The prevalence of Alexa and other “assistance” devices shows that people willingly allow their privacy to be invaded for the perceived benefit gained from it. Advertising is one of those things where they want to analyze every action, effort, and thought, without any regard for the impact it has on the affected users’ privacy and there will be lines of potential customers waiting to signup after being enticed by the carrot. I think the blame is shared between both sides and I do believe the pendulum will continue to shift as long as technology continues to be embedded in our everyday lives.
If it doesn't cost them any actual ongoing money then I think most people simply don't care. Same reason people find advertising annoying, but don't really care on any deeper level, it doesn't cost them anything tangibly.
Although there's some portion of apathy, the vast majority of people are ignorant or even misinformed.

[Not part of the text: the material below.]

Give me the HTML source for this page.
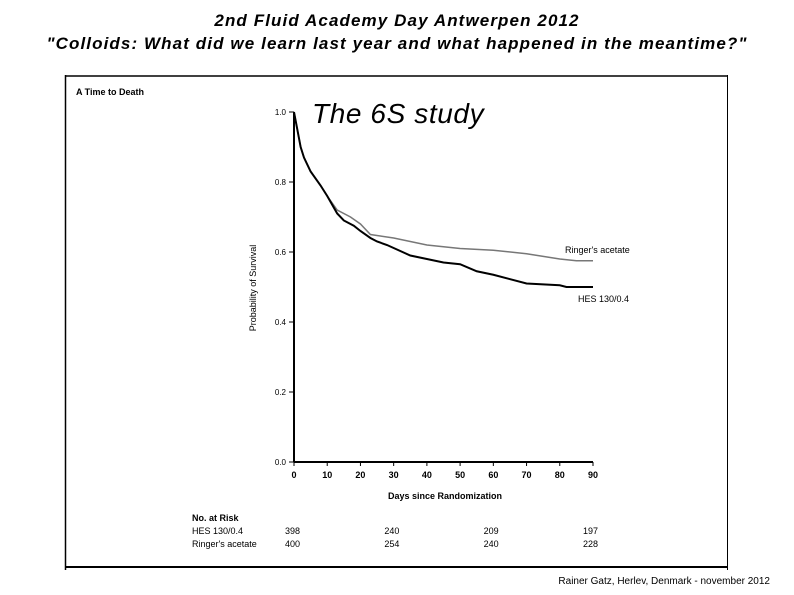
<!DOCTYPE html>
<html><head><meta charset="utf-8"><style>
body{margin:0;width:794px;height:595px;background:#fff;overflow:hidden;font-family:"Liberation Sans",sans-serif;}
.t{position:absolute;white-space:nowrap;}
</style></head><body>
<div class="t" style="left:0;width:794px;text-align:center;top:11px;font-size:17px;font-weight:bold;font-style:italic;letter-spacing:1.1px;">2nd Fluid Academy Day Antwerpen 2012</div>
<div class="t" style="left:0;width:794px;text-align:center;top:34px;font-size:17px;font-weight:bold;font-style:italic;letter-spacing:1.1px;">"Colloids: What did we learn last year and what happened in the meantime?"</div>
<svg width="794" height="595" style="position:absolute;left:0;top:0">
<line x1="65.5" y1="75" x2="65.5" y2="570" stroke="#000" stroke-width="1.5"/>
<line x1="65" y1="76" x2="728" y2="76" stroke="#000" stroke-width="1.5"/>
<line x1="727.5" y1="75" x2="727.5" y2="570" stroke="#000" stroke-width="1"/>
<line x1="65" y1="567" x2="728" y2="567" stroke="#000" stroke-width="2"/>
<text x="76" y="95" font-size="9" font-weight="bold">A  Time to Death</text>
<text x="312" y="123" font-size="28" font-style="italic" letter-spacing="0.6">The 6S study</text>
<g id="axes"></g>
<g id="lines"></g>
<text x="445" y="499" font-size="9" font-weight="bold" text-anchor="middle">Days since Randomization</text>
<text transform="translate(256,288) rotate(-90)" font-size="9" text-anchor="middle">Probability of Survival</text>
<text x="565" y="253" font-size="9">Ringer's acetate</text>
<text x="578" y="302" font-size="9">HES 130/0.4</text>
<text x="192" y="521" font-size="9" font-weight="bold">No. at Risk</text>
<text x="192" y="534" font-size="9">HES 130/0.4</text>
<text x="192" y="547" font-size="9">Ringer's acetate</text>
<g id="risk"></g>
<text x="770" y="584" font-size="10" text-anchor="end">Rainer Gatz, Herlev, Denmark - november 2012</text>
</svg>
<script>
const xTicks=[0,10,20,30,40,50,60,70,80,90];
const yTicks=[0.0,0.2,0.4,0.6,0.8,1.0];
const ringerDays=[0,1,2,3,5,8,10,13,17,20,23,30,40,50,60,70,80,85,90];
const ringerSurv=[1.0,0.95,0.9,0.87,0.83,0.79,0.76,0.72,0.70,0.68,0.65,0.64,0.62,0.61,0.605,0.595,0.58,0.575,0.575];
const hesDays=[0,1,2,3,5,8,10,13,15,18,20,23,25,28,35,40,45,50,55,60,70,80,82,90];
const hesSurv=[1.0,0.95,0.9,0.87,0.83,0.79,0.76,0.71,0.69,0.675,0.66,0.64,0.63,0.62,0.59,0.58,0.57,0.565,0.545,0.535,0.51,0.505,0.50,0.50];
const riskDays=[0,30,60,90];
const riskHes=[398,240,209,197];
const riskRinger=[400,254,240,228];
const NS="http://www.w3.org/2000/svg";
const X=d=>294+d*(593-294)/90, Y=v=>462-v*350;
function mk(t,a,p){const e=document.createElementNS(NS,t);for(const k in a)e.setAttribute(k,a[k]);p.appendChild(e);return e;}
const ax=document.getElementById('axes');
let e=mk('line',{x1:X(0),y1:Y(1),x2:X(0),y2:Y(0),stroke:'#000','stroke-width':2},ax);


e=mk('line',{x1:X(0),y1:Y(0),x2:X(90),y2:Y(0),stroke:'#000','stroke-width':2},ax);


xTicks.forEach(d=>{mk('line',{x1:X(d),y1:Y(0),x2:X(d),y2:Y(0)+4,stroke:'#000'},ax);
const t=mk('text',{x:X(d),y:Y(0)+16,'font-size':9,'font-weight':'bold','text-anchor':'middle'},ax);t.textContent=d;

});
yTicks.forEach(v=>{mk('line',{x1:X(0)-5,y1:Y(v),x2:X(0),y2:Y(v),stroke:'#000'},ax);
const t=mk('text',{x:X(0)-8,y:Y(v)+3,'font-size':8,'text-anchor':'end'},ax);t.textContent=v.toFixed(1);

});
const ln=document.getElementById('lines');
function path(ds,vs,col,w,name){const p=mk('polyline',{points:ds.map((d,i)=>X(d)+','+Y(vs[i])).join(' '),fill:'none',stroke:col,'stroke-width':w},ln);

}
path(ringerDays,ringerSurv,'#777',1.5,'ringers-curve');
path(hesDays,hesSurv,'#000',2,'hes-curve');
const rk=document.getElementById('risk');
riskDays.forEach((d,i)=>{const rx=285+d*(583-285)/90;
let t=mk('text',{x:rx,y:534,'font-size':9},rk);t.textContent=riskHes[i];


t=mk('text',{x:rx,y:547,'font-size':9},rk);t.textContent=riskRinger[i];

});
</script>
</body></html>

You can't conclude from the actions of an ignorant person that they don't care about the thing they don't know about / don't understand.
Well, I use supermarket loyalty cards as the primary example, they've existed for years, lots and lots of people carry them, if you point out that companies are using them to track your spending habits (across multiple different industries and product categories) people don't care. They receive a tangible benefit from it (discounts) and don't perceptibly pay anything for it.
I don't think that's a fair example. The vast majority of the people have never thought about all the ramifications. It's not a case of well-informed people who understand the issues deciding that they don't care. It's a case (like most) where people don't sense that the issue is important enough to make even understanding it be a priority in their busy lives.
Most people do understand that the loyalty-cards are not necessarily the only way to get discounts or even that they are actually discounted (in the absence of those cards, prices would be set differently overall).
There are certainly stores we may legitimately feel more trusting of than others.
Anyway, lots of people really appreciate a store like Trader Joe's that just has reasonable prices across the board, never does any sort of discount promotions and never tracks anyone — even if the customers never explicitly thought through that aspect of the experience, they still experience it and feel differently than they do with the other tracking-focused stores.
On a side note: I learned recently that sales and such at most grocers are actually driven by the brands themselves. The reason Trader Joe's is free of all that is because they sell relatively little that is of the big-marketing-budget style branded products…
With Alexa, there's a clear value proposition. In exchange for this device listening, you can perform various tasks by voice control that would previously be done at a computer or manually.
With advertising, it's a lose-lose proposition. In exchange for being tracked everywhere, we get shown pictures of things we don't want. Who would opt into that?